EXERCISE TASK
Leave out any picture and return the remaining listing below exactly as given.

PROVIDED MATERIAL
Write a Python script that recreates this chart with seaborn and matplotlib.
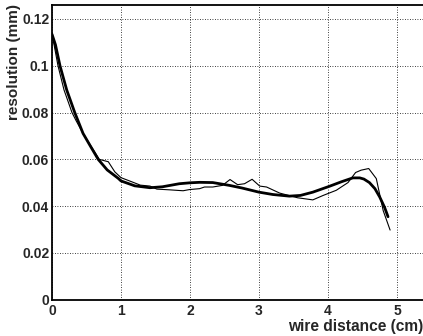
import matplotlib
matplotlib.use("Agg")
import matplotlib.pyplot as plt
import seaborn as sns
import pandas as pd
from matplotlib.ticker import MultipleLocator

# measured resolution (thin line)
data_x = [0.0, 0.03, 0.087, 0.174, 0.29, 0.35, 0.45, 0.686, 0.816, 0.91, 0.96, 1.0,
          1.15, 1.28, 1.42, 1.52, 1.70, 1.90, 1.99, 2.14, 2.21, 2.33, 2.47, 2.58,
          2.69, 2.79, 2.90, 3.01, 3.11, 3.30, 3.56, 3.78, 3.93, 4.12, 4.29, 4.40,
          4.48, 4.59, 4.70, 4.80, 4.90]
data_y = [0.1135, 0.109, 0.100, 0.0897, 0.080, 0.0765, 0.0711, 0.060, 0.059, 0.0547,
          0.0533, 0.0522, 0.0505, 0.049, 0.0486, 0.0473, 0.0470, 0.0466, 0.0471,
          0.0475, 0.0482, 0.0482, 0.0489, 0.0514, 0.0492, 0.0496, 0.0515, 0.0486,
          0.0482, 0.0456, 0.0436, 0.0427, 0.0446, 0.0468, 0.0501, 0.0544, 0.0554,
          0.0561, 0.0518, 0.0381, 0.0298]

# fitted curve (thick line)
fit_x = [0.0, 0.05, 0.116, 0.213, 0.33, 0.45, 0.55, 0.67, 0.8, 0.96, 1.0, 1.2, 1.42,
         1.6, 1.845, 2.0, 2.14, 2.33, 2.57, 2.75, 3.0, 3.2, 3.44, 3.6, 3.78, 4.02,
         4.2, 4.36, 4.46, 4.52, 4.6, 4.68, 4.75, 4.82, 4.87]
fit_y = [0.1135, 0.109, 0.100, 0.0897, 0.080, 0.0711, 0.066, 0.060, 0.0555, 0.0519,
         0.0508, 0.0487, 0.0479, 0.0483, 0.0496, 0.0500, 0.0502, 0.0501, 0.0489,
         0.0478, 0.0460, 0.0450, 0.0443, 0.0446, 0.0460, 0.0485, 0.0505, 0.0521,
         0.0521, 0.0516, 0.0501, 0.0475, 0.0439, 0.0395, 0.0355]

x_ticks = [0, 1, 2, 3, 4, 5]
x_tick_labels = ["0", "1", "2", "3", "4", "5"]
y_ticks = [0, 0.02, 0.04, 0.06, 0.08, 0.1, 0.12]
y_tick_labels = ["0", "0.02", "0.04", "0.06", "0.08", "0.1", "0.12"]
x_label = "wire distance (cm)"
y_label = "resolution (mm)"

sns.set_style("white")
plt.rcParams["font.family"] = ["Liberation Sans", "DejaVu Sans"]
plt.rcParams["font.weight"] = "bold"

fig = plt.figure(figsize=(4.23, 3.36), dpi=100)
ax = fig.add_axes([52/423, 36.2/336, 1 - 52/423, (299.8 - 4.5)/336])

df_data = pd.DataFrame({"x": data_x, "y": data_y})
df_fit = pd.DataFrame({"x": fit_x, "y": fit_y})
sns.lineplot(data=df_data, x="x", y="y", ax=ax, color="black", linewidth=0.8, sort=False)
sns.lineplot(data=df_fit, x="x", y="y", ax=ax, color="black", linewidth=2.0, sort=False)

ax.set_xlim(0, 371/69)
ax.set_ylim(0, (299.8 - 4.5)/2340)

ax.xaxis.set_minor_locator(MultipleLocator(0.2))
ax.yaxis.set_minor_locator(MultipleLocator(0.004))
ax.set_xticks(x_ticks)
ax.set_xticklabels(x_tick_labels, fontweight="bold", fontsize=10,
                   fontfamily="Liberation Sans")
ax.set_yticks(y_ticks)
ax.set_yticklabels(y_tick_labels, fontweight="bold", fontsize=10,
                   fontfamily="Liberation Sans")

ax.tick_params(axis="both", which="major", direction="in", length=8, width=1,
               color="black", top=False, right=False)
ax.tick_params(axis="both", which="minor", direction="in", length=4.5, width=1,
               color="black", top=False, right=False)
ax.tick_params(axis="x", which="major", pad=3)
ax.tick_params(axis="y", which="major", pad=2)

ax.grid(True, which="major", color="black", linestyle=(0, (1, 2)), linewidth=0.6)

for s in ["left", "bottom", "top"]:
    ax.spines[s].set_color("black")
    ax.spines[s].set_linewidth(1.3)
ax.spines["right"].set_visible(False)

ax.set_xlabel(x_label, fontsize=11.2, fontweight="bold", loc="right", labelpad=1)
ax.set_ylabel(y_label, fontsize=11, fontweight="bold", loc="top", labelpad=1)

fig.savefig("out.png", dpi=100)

REPLY TO THE EXERCISE
Write a Python script that recreates this chart with seaborn and matplotlib.
import matplotlib
matplotlib.use("Agg")
import matplotlib.pyplot as plt
import seaborn as sns
import pandas as pd
from matplotlib.ticker import MultipleLocator

# measured resolution (thin line)
data_x = [0.0, 0.03, 0.087, 0.174, 0.29, 0.35, 0.45, 0.686, 0.816, 0.91, 0.96, 1.0,
          1.15, 1.28, 1.42, 1.52, 1.70, 1.90, 1.99, 2.14, 2.21, 2.33, 2.47, 2.58,
          2.69, 2.79, 2.90, 3.01, 3.11, 3.30, 3.56, 3.78, 3.93, 4.12, 4.29, 4.40,
          4.48, 4.59, 4.70, 4.80, 4.90]
data_y = [0.1135, 0.109, 0.100, 0.0897, 0.080, 0.0765, 0.0711, 0.060, 0.059, 0.0547,
          0.0533, 0.0522, 0.0505, 0.049, 0.0486, 0.0473, 0.0470, 0.0466, 0.0471,
          0.0475, 0.0482, 0.0482, 0.0489, 0.0514, 0.0492, 0.0496, 0.0515, 0.0486,
          0.0482, 0.0456, 0.0436, 0.0427, 0.0446, 0.0468, 0.0501, 0.0544, 0.0554,
          0.0561, 0.0518, 0.0381, 0.0298]

# fitted curve (thick line)
fit_x = [0.0, 0.05, 0.116, 0.213, 0.33, 0.45, 0.55, 0.67, 0.8, 0.96, 1.0, 1.2, 1.42,
         1.6, 1.845, 2.0, 2.14, 2.33, 2.57, 2.75, 3.0, 3.2, 3.44, 3.6, 3.78, 4.02,
         4.2, 4.36, 4.46, 4.52, 4.6, 4.68, 4.75, 4.82, 4.87]
fit_y = [0.1135, 0.109, 0.100, 0.0897, 0.080, 0.0711, 0.066, 0.060, 0.0555, 0.0519,
         0.0508, 0.0487, 0.0479, 0.0483, 0.0496, 0.0500, 0.0502, 0.0501, 0.0489,
         0.0478, 0.0460, 0.0450, 0.0443, 0.0446, 0.0460, 0.0485, 0.0505, 0.0521,
         0.0521, 0.0516, 0.0501, 0.0475, 0.0439, 0.0395, 0.0355]

x_ticks = [0, 1, 2, 3, 4, 5]
x_tick_labels = ["0", "1", "2", "3", "4", "5"]
y_ticks = [0, 0.02, 0.04, 0.06, 0.08, 0.1, 0.12]
y_tick_labels = ["0", "0.02", "0.04", "0.06", "0.08", "0.1", "0.12"]
x_label = "wire distance (cm)"
y_label = "resolution (mm)"

sns.set_style("white")
plt.rcParams["font.family"] = ["Liberation Sans", "DejaVu Sans"]
plt.rcParams["font.weight"] = "bold"

fig = plt.figure(figsize=(4.23, 3.36), dpi=100)
ax = fig.add_axes([52/423, 36.2/336, 1 - 52/423, (299.8 - 4.5)/336])

df_data = pd.DataFrame({"x": data_x, "y": data_y})
df_fit = pd.DataFrame({"x": fit_x, "y": fit_y})
sns.lineplot(data=df_data, x="x", y="y", ax=ax, color="black", linewidth=0.8, sort=False)
sns.lineplot(data=df_fit, x="x", y="y", ax=ax, color="black", linewidth=2.0, sort=False)

ax.set_xlim(0, 371/69)
ax.set_ylim(0, (299.8 - 4.5)/2340)

ax.xaxis.set_minor_locator(MultipleLocator(0.2))
ax.yaxis.set_minor_locator(MultipleLocator(0.004))
ax.set_xticks(x_ticks)
ax.set_xticklabels(x_tick_labels, fontweight="bold", fontsize=10,
                   fontfamily="Liberation Sans")
ax.set_yticks(y_ticks)
ax.set_yticklabels(y_tick_labels, fontweight="bold", fontsize=10,
                   fontfamily="Liberation Sans")

ax.tick_params(axis="both", which="major", direction="in", length=8, width=1,
               color="black", top=False, right=False)
ax.tick_params(axis="both", which="minor", direction="in", length=4.5, width=1,
               color="black", top=False, right=False)
ax.tick_params(axis="x", which="major", pad=3)
ax.tick_params(axis="y", which="major", pad=2)

ax.grid(True, which="major", color="black", linestyle=(0, (1, 2)), linewidth=0.6)

for s in ["left", "bottom", "top"]:
    ax.spines[s].set_color("black")
    ax.spines[s].set_linewidth(1.3)
ax.spines["right"].set_visible(False)

ax.set_xlabel(x_label, fontsize=11.2, fontweight="bold", loc="right", labelpad=1)
ax.set_ylabel(y_label, fontsize=11, fontweight="bold", loc="top", labelpad=1)

fig.savefig("out.png", dpi=100)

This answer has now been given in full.